**Aim**
Skipping all pictures, set down the lines of the listing from the first through the one with "cool_K = [2.10, 1.96, 2.10, 1.25, 1.00, 0.35, -0.90]".

Figure scripts:
/---

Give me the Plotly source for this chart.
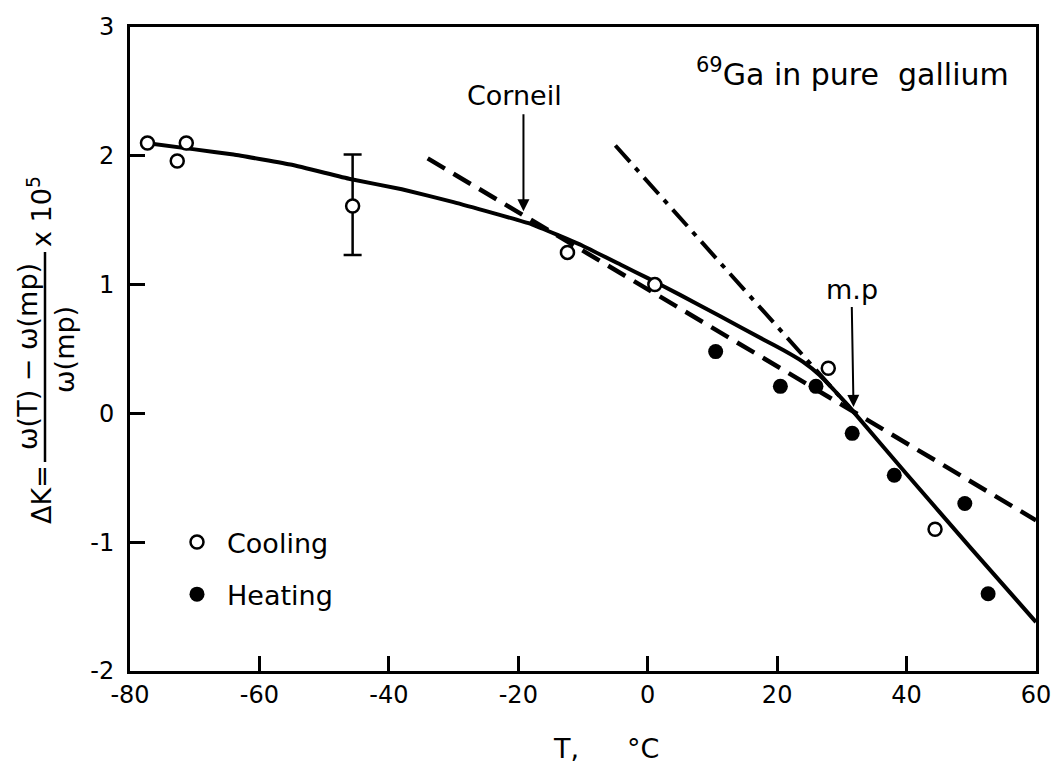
import plotly.graph_objects as go

# ---------------- data ----------------
cool_T = [-77.3, -72.7, -71.3, -12.4, 1.1, 27.9, 44.4]
cool_K = [2.10, 1.96, 2.10, 1.25, 1.00, 0.35, -0.90]

cool_err_T = [-45.6]
cool_err_K = [1.61]
cool_err_plus = [0.40]
cool_err_minus = [0.38]

heat_T = [10.5, 20.5, 26.0, 31.6, 38.1, 49.0, 52.6]
heat_K = [0.48, 0.21, 0.21, -0.155, -0.48, -0.70, -1.40]

fit_T = [-77.5, -70, -64, -55, -46, -38, -30, -18, -10, -4, 0, 5, 11, 18, 21, 24, 26.5, 29, 31, 32, 40, 50, 60]
fit_K = [2.10, 2.05, 2.01, 1.93, 1.82, 1.74, 1.64, 1.47, 1.30, 1.15, 1.05, 0.92, 0.76, 0.57, 0.49, 0.40, 0.30, 0.17, 0.06, 0.0, -0.47, -1.05, -1.62]

corneil_T = [-34.0, 60.0]
corneil_K = [1.98, -0.83]

liquid_T = [-5.0, 32.0]
liquid_K = [2.08, 0.0]

x_ticks = [-80, -60, -40, -20, 0, 20, 40, 60]
y_ticks = [-2, -1, 0, 1, 2, 3]

# ---------------- layout geometry ----------------
W, H = 1062, 771
L, R, T, B = 130, 26, 27, 100
PW, PH = W - L - R, H - T - B
FONT = "DejaVu Sans"


def px(xp):
    return (xp - L) / PW


def py(yp):
    return (H - B - yp) / PH


fig = go.Figure()

fig.add_trace(go.Scatter(x=fit_T, y=fit_K, mode="lines",
                         line=dict(color="black", width=4, shape="spline", smoothing=0.3),
                         showlegend=False, hoverinfo="skip"))
fig.add_trace(go.Scatter(x=corneil_T, y=corneil_K, mode="lines",
                         line=dict(color="black", width=4.5, dash="20px,10px"),
                         showlegend=False, hoverinfo="skip"))
fig.add_trace(go.Scatter(x=liquid_T, y=liquid_K, mode="lines",
                         line=dict(color="black", width=4, dash="22px,8px,5px,8px"),
                         showlegend=False, hoverinfo="skip"))

fig.add_trace(go.Scatter(x=cool_err_T, y=cool_err_K, mode="markers",
                         marker=dict(symbol="circle", size=13, color="white",
                                     line=dict(color="black", width=2.5)),
                         error_y=dict(type="data", symmetric=False, array=cool_err_plus,
                                      arrayminus=cool_err_minus, color="black",
                                      thickness=2.5, width=9),
                         showlegend=False))
fig.add_trace(go.Scatter(x=cool_T, y=cool_K, mode="markers", name="Cooling",
                         legendgroup="c",
                         marker=dict(symbol="circle", size=13, color="white",
                                     line=dict(color="black", width=2.5))))
fig.add_trace(go.Scatter(x=heat_T, y=heat_K, mode="markers", name="Heating",
                         legendgroup="h",
                         marker=dict(symbol="circle", size=15, color="black",
                                     line=dict(color="black", width=0))))

axis_common = dict(showline=True, linecolor="black", linewidth=3, mirror=True,
                   ticks="inside", ticklen=15, tickwidth=2.5, tickcolor="black",
                   showgrid=False, zeroline=False,
                   tickfont=dict(family=FONT, size=24, color="black"))

fig.update_xaxes(range=[-80, 60], tickvals=x_ticks, ticktext=[str(v) for v in x_ticks],
                 ticklabelstandoff=0, **axis_common)
fig.update_yaxes(range=[-2, 3], tickvals=y_ticks, ticktext=[str(v) for v in y_ticks],
                 ticklabelstandoff=8, **axis_common)


def label(xp, yp, text, size=27, angle=0):
    return dict(xref="paper", yref="paper", x=px(xp), y=py(yp), showarrow=False,
                xanchor="center", yanchor="middle", text=text, textangle=angle,
                font=dict(family=FONT, size=size, color="black"))


NB = "\u00a0"
ann = [
    label(852, 72, "<sup>69</sup>Ga in pure  gallium", size=30),
    dict(x=-19.2, y=1.57, xref="x", yref="y", text="Corneil" + NB * 2, showarrow=True,
         ax=0, ay=-116, arrowhead=2, arrowsize=1.2, arrowwidth=2, arrowcolor="black",
         standoff=0, startstandoff=2,
         font=dict(family=FONT, size=27, color="black")),
    dict(x=31.8, y=0.05, xref="x", yref="y", text="m.p", showarrow=True,
         ax=-2, ay=-117, arrowhead=2, arrowsize=1.2, arrowwidth=2, arrowcolor="black",
         standoff=0, startstandoff=0,
         font=dict(family=FONT, size=27, color="black")),
    label(566, 748, "T,"),
    label(643, 748, "°C"),
    label(42, 495, "ΔK=", angle=-90),
    label(27, 357, "ω(T) − ω(mp)", angle=-90),
    label(64, 350, "ω(mp)", angle=-90),
    label(40, 212, "x 10<sup>5</sup>", angle=-90),
]

shapes = [dict(type="line", xref="paper", yref="paper", x0=px(45), x1=px(45),
               y0=py(462), y1=py(252), line=dict(color="black", width=2.5))]

fig.update_layout(
    width=W, height=H, autosize=False,
    margin=dict(l=L, r=R, t=T, b=B),
    paper_bgcolor="white", plot_bgcolor="white",
    annotations=ann, shapes=shapes,
    legend=dict(x=px(167), y=py(518), xanchor="left", yanchor="top",
                bgcolor="rgba(0,0,0,0)", borderwidth=0, tracegroupgap=14,
                itemwidth=50,
                font=dict(family=FONT, size=27, color="black")),
    font=dict(family=FONT, color="black"),
)

fig.write_html("out.html")
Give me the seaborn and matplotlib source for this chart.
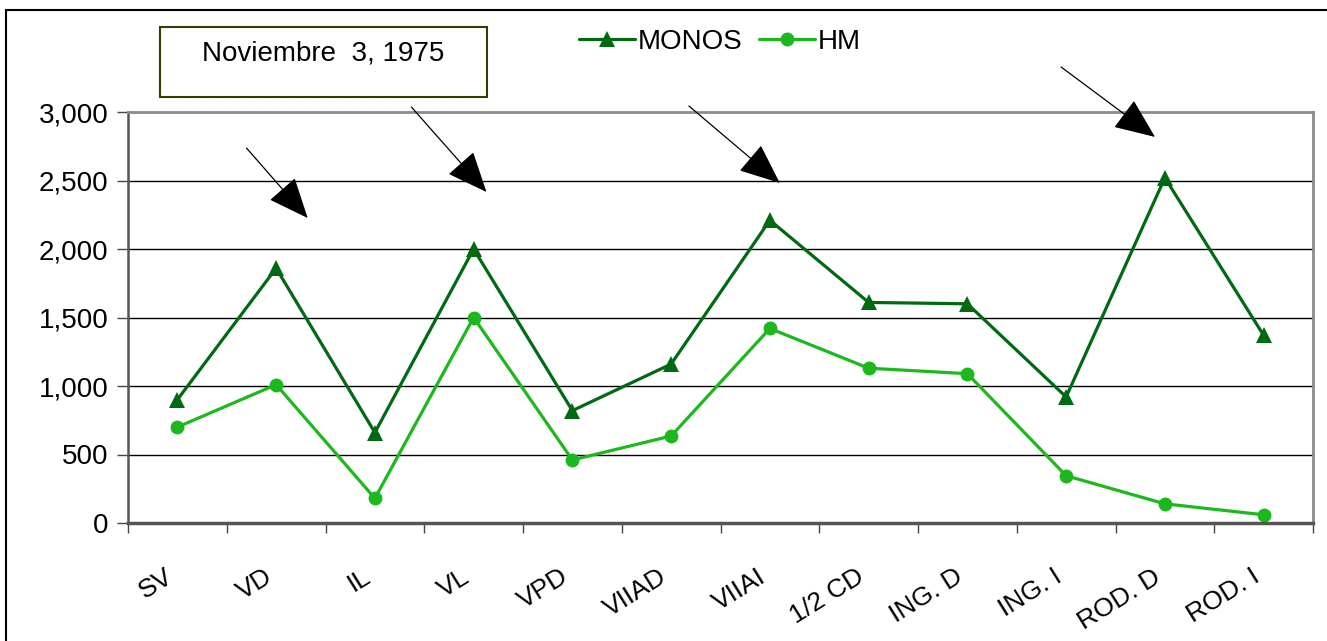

\---

**Reply to the task**
Give me the Plotly source for this chart.
import plotly.graph_objects as go

# ---------------- data ----------------
cool_T = [-77.3, -72.7, -71.3, -12.4, 1.1, 27.9, 44.4]
cool_K = [2.10, 1.96, 2.10, 1.25, 1.00, 0.35, -0.90]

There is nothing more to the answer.